25. The process according to any of claims 1 to 23, wherein the purification process comprises an amine-based absorption process and an adsorption process, and wherein at least part of a tail gas from the adsorption process is recycled such that it is subjected to the methane reforming.
26. The process according to any of claims 1 to 24, wherein the purification process comprises pressure swing adsorption, and wherein at least part of a tail gas from the pressure swing adsorption is recycled such that it is subjected to the methane reforming.
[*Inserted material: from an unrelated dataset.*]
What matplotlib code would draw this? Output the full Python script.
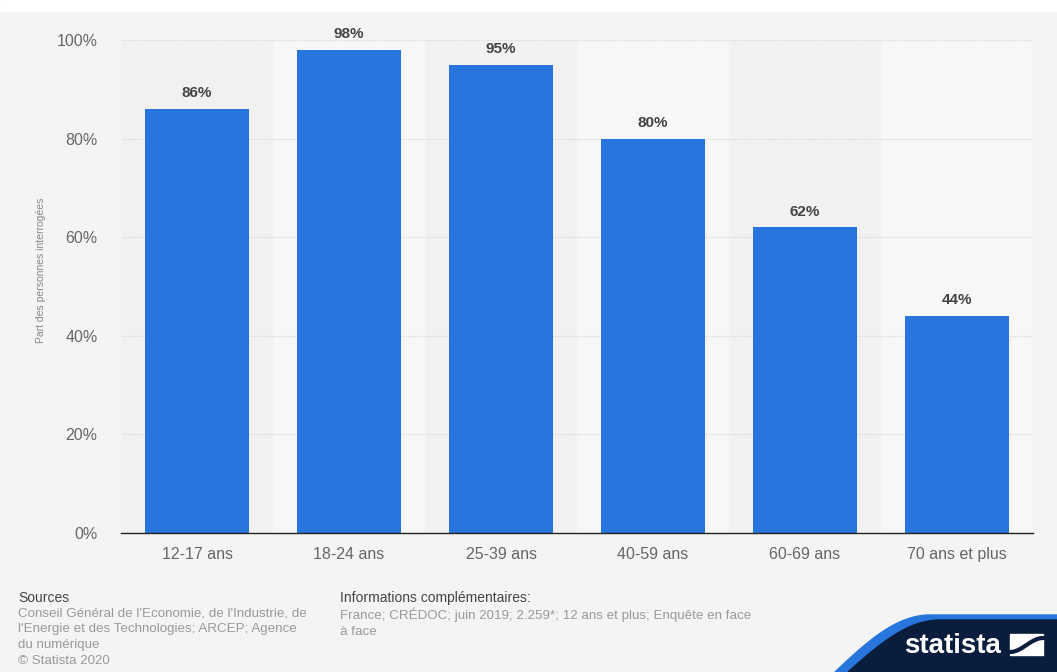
import matplotlib.pyplot as plt
from matplotlib.patches import Polygon, Rectangle
import numpy as np

categories = ["12-17 ans", "18-24 ans", "25-39 ans", "40-59 ans", "60-69 ans", "70 ans et plus"]
values = [86, 98, 95, 80, 62, 44]
yticks = [0, 20, 40, 60, 80, 100]

plt.rcParams['font.family'] = ['Liberation Sans', 'DejaVu Sans']

W, H = 1057, 672
def fp(px, py):
    # pixel position -> figure fraction
    return (px / W, 1 - py / H)

fig = plt.figure(figsize=(10.57, 6.72), dpi=100)
fig.patch.set_facecolor('#f4f4f4')
# white strip at the very top
fig.add_artist(Rectangle((0, 0.984), 1, 0.016, transform=fig.transFigure, color='white', zorder=0))

ax = fig.add_axes([0.1145, 0.2068, 0.8628, 0.7336])
ax.set_facecolor('#f4f4f4')
x = np.arange(len(categories))

# subtle alternating column bands
for i in x:
    ax.axvspan(i - 0.5, i + 0.5, color='#f1f1f1' if i % 2 == 0 else '#f7f7f7', zorder=0, lw=0)

ax.bar(x, values, width=0.684, color='#2876dd', zorder=3)
for xi, v in zip(x, values):
    ax.text(xi, v + 1.8, f"{v}%", ha='center', va='bottom', fontsize=11,
            color='#444444', fontweight='bold', zorder=4)

ax.set_xlim(-0.5, len(categories) - 0.5)
ax.set_ylim(0, 100)
ax.set_yticks(yticks)
ax.set_yticklabels([f"{t}%" for t in yticks])
ax.set_xticks(x)
ax.set_xticklabels(categories)
ax.tick_params(axis='both', length=0, labelsize=11.5, labelcolor='#666666')
ax.tick_params(axis='y', pad=17)
ax.tick_params(axis='x', pad=10)
ax.yaxis.grid(True, color='#d8d8d8', linewidth=0.8, linestyle=(0, (1, 1)), zorder=1)
for s in ['top', 'right', 'left']:
    ax.spines[s].set_visible(False)
ax.spines['bottom'].set_color('#222222')
ax.spines['bottom'].set_linewidth(1)
ax.spines['bottom'].set_zorder(5)
ax.set_ylabel("Part des personnes interrogées", fontsize=7.5, color='#888888')
ax.yaxis.set_label_coords(-0.082, 0.533)

# footer
fig.text(18 / W, 1 - 598 / H, "Sources", fontsize=10, color='#444444', va='center')
fig.text(18 / W, 1 - 607 / H,
         "Conseil Général de l'Economie, de l'Industrie, de\n"
         "l'Energie et des Technologies; ARCEP; Agence\n"
         "du numérique\n"
         "© Statista 2020",
         fontsize=9.6, color='#999999', va='top', linespacing=1.45)
fig.text(340 / W, 1 - 598 / H, "Informations complémentaires:", fontsize=10, color='#444444', va='center')
fig.text(340 / W, 1 - 607 / H,
         "France; CRÉDOC; juin 2019; 2.259*; 12 ans et plus; Enquête en face\n"
         "à face",
         fontsize=9.6, color='#999999', va='top', linespacing=1.45)

# statista logo band
t = np.linspace(0, 1, 40)
curve = [fp(835 + 95 * tt, 672 - 57 * np.sin(tt * np.pi / 2)) for tt in t]
blue = curve + [fp(1057, 615), fp(1057, 672)]
fig.add_artist(Polygon(blue, closed=True, transform=fig.transFigure, color='#2876dd', zorder=1))
curve2 = [fp(848 + 92 * tt, 672 - 52 * np.sin(tt * np.pi / 2)) for tt in t]
navy = curve2 + [fp(1057, 620), fp(1057, 672)]
fig.add_artist(Polygon(navy, closed=True, transform=fig.transFigure, color='#0b1d3d', zorder=2))
fig.text(904 / W, 1 - 646 / H, "statista", fontsize=20, fontweight='bold', color='white',
         va='center', ha='left', zorder=3)
fig.add_artist(Rectangle(fp(1010, 655), 33 / W, 21 / H, transform=fig.transFigure,
                         color='white', zorder=3))
wave_t = np.linspace(0, 1, 20)
wave = [fp(1010 + 33 * tt, 652 - 14 * (0.5 - 0.5 * np.cos(tt * np.pi))) for tt in wave_t]
fig.add_artist(plt.Line2D([p[0] for p in wave], [p[1] for p in wave], transform=fig.transFigure,
                          color='#0b1d3d', lw=3, zorder=4))

fig.savefig("out.png", dpi=100, facecolor=fig.get_facecolor())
27. A process of producing hydrogen, the process comprising: providing biomethane, the biomethane produced from a biomethane production process comprising anaerobic digestion of biomass, the anaerobic digestion producing biogas and digestate, the biomethane used in a hydrogen production process comprising:
(a) producing syngas in a process comprising subjecting a feed comprising the biomethane to methane reforming, the methane reforming conducted in one or more reactors, at least one of the one or more reactors configured to provide electrically generated heat for the methane reforming, the heat for the methane reforming at least partially produced using low-carbon electricity, and, 61
(b) subjecting the syngas to a purification process wherein hydrogen is separated from at least carbon dioxide, thereby producing a stream enriched in hydrogen; wherein carbon-containing material derived from the biomass is stored and/or used in at least one carbon capture and storage process, wherein the carbon-containing material comprises:
(i) carbon dioxide produced from the hydrogen production process,
(ii) carbon dioxide from the biogas, and
(iii) carbon-containing material produced from processing at least part of the digestate.
28. The process according to claim 27, wherein the carbon-containing material in (iii) comprises carbon dioxide.
29. The process according to any of claims 1 to 28, wherein the methane reforming is configured such that hydrogen is produced with greater than 82.5% energy efficiency.